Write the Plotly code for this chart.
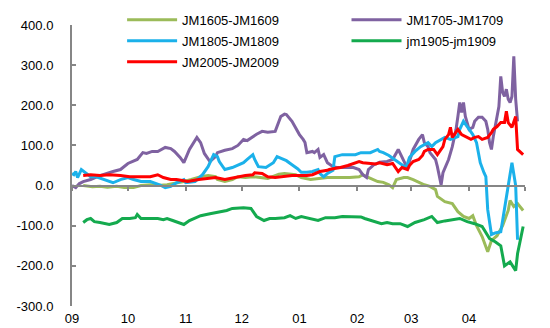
import pandas as pd
import plotly.graph_objects as go

# days since 1 Sep of the season (x), spread values (y)
jm1605_days = [6,11,15,19,24,28,33,37,42,46,51,55,60,64,69,73,77,78,82,86,89,93,97,101,105,111,114,120,123,128,133,137,144,149,154,156,158,161,164,167,170,172,174,178,180,183,187,189,192,195,196,200,204,207,210,213,215,217,220,223,225,228,231,234,235,237,239,242]
jm1605_vals = [0,-3,-2,-4,-2,-5,-5,0,2,0,2,5,10,15,22,25,22,15,10,15,22,20,22,20,18,28,30,27,20,15,18,20,20,20,22,27,22,15,10,8,2,-5,15,20,20,15,5,2,-2,-10,-27,-40,-45,-65,-77,-82,-75,-100,-127,-165,-137,-125,-100,-62,-37,-52,-45,-62]

jm1705_days = [0,2,4,6,10,15,22,26,30,35,38,40,43,46,50,53,55,58,60,63,67,69,71,74,77,78,82,86,89,92,94,97,99,102,105,109,112,114,115,118,121,122,124,125,126,129,130,132,133,135,137,140,142,147,151,154,156,158,159,162,165,169,172,175,177,180,181,183,186,188,189,191,192,195,196,198,199,202,204,206,207,208,209,210,211,213,215,216,218,220,222,223,224,225,226,227,228,229,230,231,232,233,234,235,236,237,238,239]
jm1705_vals = [0,-5,5,10,15,25,35,40,55,65,82,80,85,85,95,92,85,70,57,90,120,107,80,60,72,82,88,92,100,115,112,122,128,135,133,135,172,178,177,160,135,127,115,107,82,85,82,90,70,77,57,47,45,45,45,40,27,20,40,52,58,60,65,90,70,42,60,90,115,127,107,97,82,65,47,2,32,65,97,140,172,207,182,207,172,140,145,160,170,170,160,140,107,90,122,147,172,197,272,232,222,240,215,207,222,322,215,160]

jm1805_days = [0,1,2,3,5,7,10,13,17,19,22,26,30,33,37,42,47,50,53,56,60,61,66,70,73,76,78,79,82,86,89,92,94,97,98,100,104,108,110,113,115,118,121,123,126,129,132,133,135,137,140,141,145,152,155,160,164,165,167,170,172,175,177,179,180,181,184,187,191,193,195,198,200,203,207,208,210,212,214,215,217,219,221,222,223,225,227,230,231,233,235,236,238,239]
jm1805_vals = [30,27,35,20,40,32,22,22,15,12,7,15,20,15,10,10,2,-5,-2,7,15,7,10,27,47,77,72,60,40,45,52,57,65,77,65,47,45,57,72,65,62,52,42,33,33,35,40,30,22,30,38,72,77,77,82,82,90,85,82,75,68,57,50,45,55,70,85,97,107,97,107,115,120,115,122,140,160,147,135,127,107,57,32,22,-60,-122,-118,-115,-87,-27,22,57,0,-135]

jm1905_days = [6,8,10,12,15,20,24,27,31,34,35,37,42,46,49,51,54,57,60,63,69,74,79,83,86,92,96,99,103,106,109,114,117,120,123,128,132,136,141,145,149,152,155,157,161,166,169,172,176,180,184,189,193,196,200,204,208,212,216,220,224,227,230,232,235,238,239,242]
jm1905_vals = [-92,-85,-82,-90,-92,-97,-92,-82,-82,-80,-72,-82,-82,-82,-85,-82,-87,-92,-97,-87,-75,-70,-65,-62,-57,-55,-57,-77,-87,-82,-82,-80,-75,-82,-77,-82,-87,-80,-80,-77,-77,-77,-78,-82,-88,-95,-92,-95,-95,-102,-92,-85,-77,-92,-88,-85,-82,-90,-95,-102,-132,-140,-150,-200,-190,-212,-170,-102]

jm2005_days = [6,10,15,20,26,31,37,42,46,49,53,56,60,62,68,73,77,82,87,93,97,98,102,105,109,113,118,122,126,129,133,137,138,140,144,148,151,154,156,160,163,165,169,172,175,177,180,181,183,186,188,189,191,194,196,199,200,202,203,204,206,207,209,211,214,216,218,220,223,225,226,228,230,232,233,234,236,238,239,242]
jm2005_vals = [25,27,25,27,25,22,22,22,27,20,15,15,12,10,15,17,20,15,20,25,27,32,30,22,20,22,25,25,25,27,35,38,40,42,45,50,55,60,57,56,54,57,52,55,35,45,40,50,60,65,75,85,90,90,77,97,115,127,145,120,132,140,127,122,115,120,122,115,120,132,140,147,157,157,185,157,145,172,90,77]

y_tickvals = [-300, -200, -100, 0, 100, 200, 300, 400]
y_ticktext = ["-300.0", "-200.0", "-100.0", "0.0", "100.0", "200.0", "300.0", "400.0"]
month_ticks = ["2019-09-01", "2019-10-01", "2019-11-01", "2019-12-01", "2020-01-01",
               "2020-02-01", "2020-03-01", "2020-04-01"]
month_labels = ["09", "10", "11", "12", "01", "02", "03", "04"]
season_start = "2019-09-01"
season_end = "2020-05-01"

base = pd.Timestamp(season_start)
def to_dates(days):
    return [(base + pd.Timedelta(days=int(k))).strftime("%Y-%m-%d") for k in days]

series = [
    ("JM1605-JM1609", jm1605_days, jm1605_vals, "#9BBB59", "legend"),
    ("JM1705-JM1709", jm1705_days, jm1705_vals, "#7F62A1", "legend2"),
    ("JM1805-JM1809", jm1805_days, jm1805_vals, "#1BB1EA", "legend"),
    ("jm1905-jm1909", jm1905_days, jm1905_vals, "#14AA4E", "legend2"),
    ("JM2005-JM2009", jm2005_days, jm2005_vals, "#FF0000", "legend"),
]

fig = go.Figure()
for name, d, v, c, lg in series:
    fig.add_trace(go.Scatter(x=to_dates(d), y=v, mode="lines", name=name,
                             line=dict(color=c, width=3), legend=lg,
                             legendgroup=name))

# helper trace so the zero-line axis (x2) is drawn
fig.add_trace(go.Scatter(x=[season_start], y=[0], xaxis="x2", yaxis="y",
                         mode="lines", showlegend=False, hoverinfo="skip",
                         line=dict(width=0)))

x_range = [season_start, season_end]
axis_grey = "#868686"
font = dict(family="Liberation Sans, Arial, sans-serif", size=13, color="#000000")

fig.update_layout(
    width=550, height=328,
    margin=dict(l=72, r=25, t=25, b=22, autoexpand=False),
    paper_bgcolor="white", plot_bgcolor="white",
    font=font,
    xaxis=dict(type="date", range=x_range, anchor="y", side="bottom",
               showline=False, ticks="", tickvals=month_ticks,
               ticktext=month_labels, showgrid=False, zeroline=False,
               tickfont=font, domain=[0, 1], ticklabelstandoff=3),
    xaxis2=dict(type="date", range=x_range, overlaying="x", anchor="free",
                position=3/7, showline=True, linecolor=axis_grey, linewidth=2,
                ticks="outside", ticklen=4, tickwidth=1.5, tickcolor=axis_grey,
                tickvals=month_ticks + [season_end], showticklabels=False,
                showgrid=False, zeroline=False),
    yaxis=dict(range=[-300, 400], anchor="x", showline=True, linecolor=axis_grey,
               linewidth=2, ticks="inside", ticklen=4, tickwidth=1.5,
               tickcolor=axis_grey, tickvals=y_tickvals, ticktext=y_ticktext,
               showgrid=False, zeroline=False, ticklabelstandoff=14,
               tickfont=font, domain=[0, 1]),
    legend=dict(xref="container", yref="container", x=0.222, y=0.985,
                xanchor="left", yanchor="top", bgcolor="rgba(0,0,0,0)",
                tracegroupgap=1, itemwidth=50, font=font, traceorder="grouped"),
    legend2=dict(xref="container", yref="container", x=0.63, y=0.985,
                 xanchor="left", yanchor="top", bgcolor="rgba(0,0,0,0)",
                 tracegroupgap=1, itemwidth=50, font=font, traceorder="grouped"),
    showlegend=True,
)

fig.write_html("out.html")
***
> _SET EXERCISE_: Your task is to return the lines above, from the first one up to and including the line containing "import plotly.graph_objects as go", minus any pictures.

> _WRITTEN RESPONSE_:
Write the Plotly code for this chart.
import pandas as pd
import plotly.graph_objects as go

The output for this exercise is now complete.